When Southlake Mayor John Terrell pictures the future of Southlake, he sees people shopping, dining and walking beyond Town Square.
That vision is taking a step forward with the construction of the Park Village shopping center catty-corner at the intersection of Southlake Boulevard and Carroll Avenue.
“When you come to the corner of Carroll and 1709 it’s like you’re at the corner of Main and Main at Southlake,” Mayor John Terrell said. “That southwest corner is critical to an overall feel for our shopping and dining experience in the city.”
When Park Village opens this spring, its presence at “Main and Main” will be pronounced with a 3,600-square-foot fountain that can perform aquatic shows of water and light synched to music.
“This is Southlake’s Bellagio,” Terrell said referencing the popular fountain in Las Vegas.
The Mayor and city are counting on the fountain to be an attraction for Soutlake, something people come to see and then shop and dine. That’s why the city is providing financial contributions for the fountain, something it has done for other developments in the city as well, including the parks at Town Square and others.
The city agreed to pay the lesser of either 50-percent of the fountain’s construction costs or $516,000.
“From a city perspective, we are always looking for the highest quality and to create a sense of place,” he said. “As with Town Square, we participated in making sure our town hall and the parks were upgraded to a standard of quality that our citizens would be very proud of and is going to attract visitors.”
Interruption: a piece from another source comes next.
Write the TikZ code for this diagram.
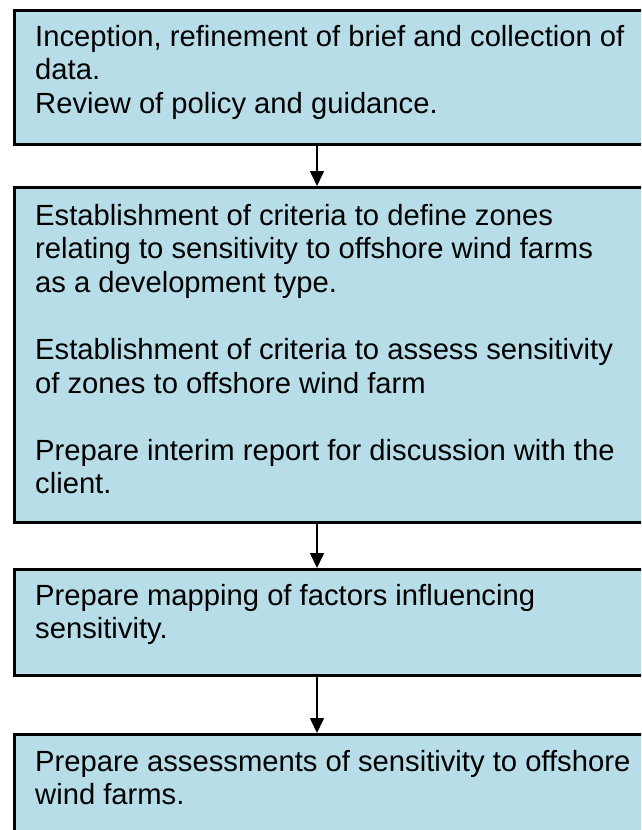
\documentclass[tikz,border=0pt]{standalone}
\usepackage{fontspec}
\setmainfont{Liberation Sans}
\usetikzlibrary{arrows.meta}
\definecolor{boxblue}{HTML}{B7DDE8}
\newcommand{\boxtext}[1]{\vtop{\fontsize{29.2}{33.6}\selectfont #1}}
\newcommand{\txtline}[1]{\hbox{\strut #1}}
\tikzset{
  stagebox/.style={draw=black, fill=boxblue, line width=2.5pt, rectangle, anchor=north west, inner sep=0pt, minimum width=660pt},
  stagetext/.style={anchor=base west, inner sep=0pt, text=black},
  flowarrow/.style={line width=1.6pt, -{Triangle[width=14pt,length=15pt]}}
}
\begin{document}
\begin{tikzpicture}[x=1pt,y=-1pt]
\useasboundingbox (0,0) rectangle (641,830);
\clip (0,0) rectangle (641,830);
\fill[white] (0,0) rectangle (641,830);
\node[stagebox, minimum height=134pt] (b1) at (13,9) {};
\node[stagebox, minimum height=335pt] (b2) at (13,186) {};
\node[stagebox, minimum height=106pt] (b3) at (13,568) {};
\node[stagebox, minimum height=140pt] (b4) at (13,733) {};
\node[stagetext] (t1) at (35,46) {\boxtext{\txtline{Inception, refinement of brief and collection of}\txtline{data.}\txtline{Review of policy and guidance.}}};
\node[stagetext] (t2) at (35,225) {\boxtext{\txtline{Establishment of criteria to define zones}\txtline{relating to sensitivity to offshore wind farms}\txtline{as a development type.}\txtline{}\txtline{Establishment of criteria to assess sensitivity}\txtline{of zones to offshore wind farm}\txtline{}\txtline{Prepare interim report for discussion with the}\txtline{client.}}};
\node[stagetext] (t3) at (35,605) {\boxtext{\txtline{Prepare mapping of factors influencing}\txtline{sensitivity.}}};
\node[stagetext] (t4) at (35,771) {\boxtext{\txtline{Prepare assessments of sensitivity to offshore}\txtline{wind farms.}}};
\coordinate (a1s) at (317,143);
\coordinate (a2s) at (317,521);
\coordinate (a3s) at (317,674);
\draw[flowarrow] (b1.south -| a1s) -- (b2.north -| a1s);
\draw[flowarrow] (b2.south -| a2s) -- (b3.north -| a2s);
\draw[flowarrow] (b3.south -| a3s) -- (b4.north -| a3s);
\end{tikzpicture}
\end{document}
Park Village will feature larger retailers on its borders and restaurants and boutiques in its interior shopping space. The interior area will be designed to encourage shoppers to hang out.
Developer Stephen Coslik has called the interior the “living room,” as there will be public seating and fire places.
He said the large fountain will draw people to the development.
“At the end of the day, it’s about presenting an experience to the retail customer,” Coslik said. “Not only are they going there to shop, but they’re going there to experience the environment, the happenings, we would hope that people would just come and wander.”
The city hopes people will continue to wander not only in Park Village but in Town Square and all over its expanding downtown, including the Kimball Oaks shopping center at Kimball Avenue and 1709.
“This really is a shopping opportunity that is unlike any in the DFW area,” Shannon Hamons, Southlake Economic Development and Tourism Director said. “I can go and spend a day, or two days, in this couple-square-mile geographic area and really get anything that I need, including groceries.”